- [Given material]:
((

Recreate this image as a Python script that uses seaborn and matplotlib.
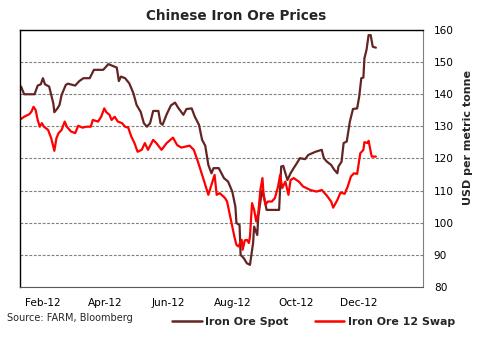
import numpy as np
import pandas as pd
import matplotlib
matplotlib.use("Agg")
import matplotlib.pyplot as plt
import matplotlib.dates as mdates
from matplotlib.lines import Line2D
import seaborn as sns

# ---- data (days since 2012-01-01, USD per metric tonne) ----
spot_days = [10, 13, 23, 26, 29, 31, 33, 37, 39, 41, 42, 45, 47, 49, 53, 55, 62, 66, 70, 76,
             80, 89, 94, 96, 102, 104, 106, 110, 114, 118, 121, 125, 128, 131, 134, 137, 142, 144, 146, 150,
             154, 158, 161, 166, 169, 174, 177, 181, 184, 187, 190, 193, 195, 200, 205, 209,
             213, 216, 217, 220, 221, 224, 227, 230, 233, 234, 237, 238, 240, 242, 244, 246, 258, 260,
             262, 266, 269, 272, 275, 278, 283, 286, 293, 299, 301, 304, 308, 311, 314, 315, 318, 320,
             323, 326, 329, 333, 335, 337, 339, 340, 342, 344, 346, 348, 351]
spot_vals = [142.4, 140.0, 140.0, 142.7, 143.1, 145.0, 143.1, 142.4, 139.8, 137.2, 134.4, 135.6, 136.7, 139.8,
             142.9, 143.3, 142.7, 144.1, 145.0, 145.0, 147.6, 147.6, 149.4, 149.1, 148.3, 144.1, 145.5, 145.0,
             143.4, 140.3, 136.7, 134.5, 131.0, 129.9, 131.0, 134.8, 134.8, 131.0, 130.5, 133.8, 136.5, 137.4,
             135.8, 133.6, 135.4, 135.6, 133.0, 130.5, 125.8, 124.0, 118.0, 115.4, 117.0, 117.0, 113.9, 112.8,
             109.7, 105.0, 99.9, 99.3, 90.0, 89.0, 87.4, 86.9, 93.7, 98.8, 96.2, 101.9, 106.6, 110.2, 107.1,
             104.0, 104.0, 117.5, 117.7, 113.3, 115.4, 117.0, 118.5, 120.1, 119.8, 121.1, 122.1, 122.7, 120.1,
             119.0, 118.0, 116.5, 115.4, 117.5, 119.0, 124.8, 125.3, 131.5, 135.4, 135.6, 139.3, 145.0, 145.2,
             151.2, 153.8, 158.4, 158.4, 154.8, 154.5]

swap_days = [10, 13, 18, 20, 22, 24, 26, 28, 30, 32, 36, 39, 42, 44, 46, 49, 52, 54, 58, 62,
             65, 69, 73, 77, 79, 84, 87, 90, 92, 95, 97, 100, 103, 107, 110, 113, 116, 119, 122, 126,
             129, 132, 137, 140, 145, 150, 156, 160, 164, 172, 176, 180, 185, 190, 192, 196, 198, 201,
             206, 208, 212, 215, 217, 219, 222, 223, 225, 227, 229, 230, 232, 234, 236, 238, 240, 242,
             243, 245, 247, 251, 254, 257, 259, 261, 264, 267, 269, 272, 277, 281, 288, 294, 299, 304,
             308, 310, 314, 317, 321, 324, 327, 330, 333, 336, 339, 340, 343, 344, 347, 351]
swap_vals = [132.3, 133.0, 133.8, 134.6, 136.1, 135.1, 132.0, 129.9, 131.0, 129.9, 128.9, 126.3, 122.4, 126.3,
             127.9, 128.9, 131.5, 129.9, 128.4, 127.9, 130.2, 129.6, 129.9, 129.9, 132.0, 131.5, 133.0, 135.6,
             134.4, 133.6, 132.0, 133.0, 131.5, 131.0, 129.9, 129.6, 126.8, 124.8, 122.1, 122.7, 124.8, 122.7,
             125.8, 124.8, 122.7, 124.8, 126.5, 124.2, 123.4, 124.0, 122.7, 119.0, 113.9, 108.7, 110.8, 114.9,
             108.7, 109.2, 107.7, 106.6, 100.4, 95.7, 93.1, 92.6, 94.7, 91.6, 94.5, 94.7, 93.7, 95.7, 106.1,
             104.0, 100.4, 103.0, 110.2, 113.9, 109.2, 105.6, 106.6, 106.6, 107.7, 111.3, 114.9, 110.8, 112.8,
             108.7, 113.3, 113.9, 112.8, 111.3, 110.2, 109.7, 110.2, 108.4, 106.6, 104.7, 107.1, 109.4, 109.0,
             111.3, 114.4, 115.4, 115.2, 121.6, 122.7, 125.1, 124.8, 125.5, 120.6, 120.6]

series_names = ["Iron Ore Spot", "Iron Ore 12 Swap"]
series_colors = ["#632523", "#FF0000"]
y_ticks = [80, 90, 100, 110, 120, 130, 140, 150, 160]
x_tick_dates = ["2012-02-01", "2012-04-01", "2012-06-01", "2012-08-01", "2012-10-01", "2012-12-01"]

title = "Chinese Iron Ore Prices"
y_label = "USD per metric tonne"
source = "Source: FARM, Bloomberg"

base = pd.Timestamp("2012-01-01")
df = pd.concat([
    pd.DataFrame({"date": base + pd.to_timedelta(spot_days, unit="D"), "price": spot_vals,
                  "series": series_names[0]}),
    pd.DataFrame({"date": base + pd.to_timedelta(swap_days, unit="D"), "price": swap_vals,
                  "series": series_names[1]}),
])

sns.set_style("white")
plt.rcParams["font.family"] = ["DejaVu Sans"]

fig = plt.figure(figsize=(4.8, 3.39), dpi=100)
ax = fig.add_axes([20 / 480, 1 - 287 / 339, (422.7 - 20) / 480, (287 - 30) / 339])

sns.lineplot(data=df, x="date", y="price", hue="series", palette=series_colors,
             hue_order=series_names, estimator=None, sort=False, linewidth=1.6,
             legend=False, ax=ax)

ax.set_xlim(base + pd.Timedelta(days=9), base + pd.Timedelta(days=396))
ax.set_ylim(80, 160)
ax.set_yticks(y_ticks)
ax.yaxis.tick_right()
ax.yaxis.set_label_position("right")
ax.set_xticks(pd.to_datetime(x_tick_dates))
ax.xaxis.set_major_formatter(mdates.DateFormatter("%b-%y"))
ax.tick_params(axis="both", length=0, labelsize=7.6, colors="black")
ax.tick_params(axis="y", pad=8)
ax.tick_params(axis="x", pad=8)
ax.set_xlabel("")
ax.set_ylabel(y_label, fontsize=8.0, fontweight="bold", rotation=90, va="center", ha="center")
ax.yaxis.set_label_coords((468 - 20) / 402.7, (287 - 138) / 257)

ax.grid(axis="y", color="#7f7f7f", linestyle=(0, (2.5, 1.5)), linewidth=0.8)
ax.grid(axis="x", visible=False)

for side in ["left", "top"]:
    ax.spines[side].set_color("black")
    ax.spines[side].set_linewidth(1.0)
ax.spines["right"].set_color("#808080")
ax.spines["bottom"].set_color("#595959")

fig.text(236.5 / 480, 1 - 16.5 / 339, title, ha="center", va="center", fontsize=9.8,
         fontweight="bold")
fig.text(7 / 480, 1 - 318 / 339, source, ha="left", va="center", fontsize=7.0)

handles = [Line2D([0], [0], color=c, linewidth=1.8) for c in series_colors]
fig.legend(handles, series_names, loc="center", bbox_to_anchor=(313.5 / 480, 1 - 322 / 339),
           ncol=2, frameon=False, handlelength=2.7, handletextpad=0.3, columnspacing=2.4,
           prop={"weight": "bold", "size": 7.9})

fig.savefig("out.png", dpi=100)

))

- [Direction]:
Only the lines from the top of the data through the line with "import seaborn as sns" should be quoted, exactly and with both ends kept; skip the pictures.

- [Full output]:
Recreate this image as a Python script that uses seaborn and matplotlib.
import numpy as np
import pandas as pd
import matplotlib
matplotlib.use("Agg")
import matplotlib.pyplot as plt
import matplotlib.dates as mdates
from matplotlib.lines import Line2D
import seaborn as sns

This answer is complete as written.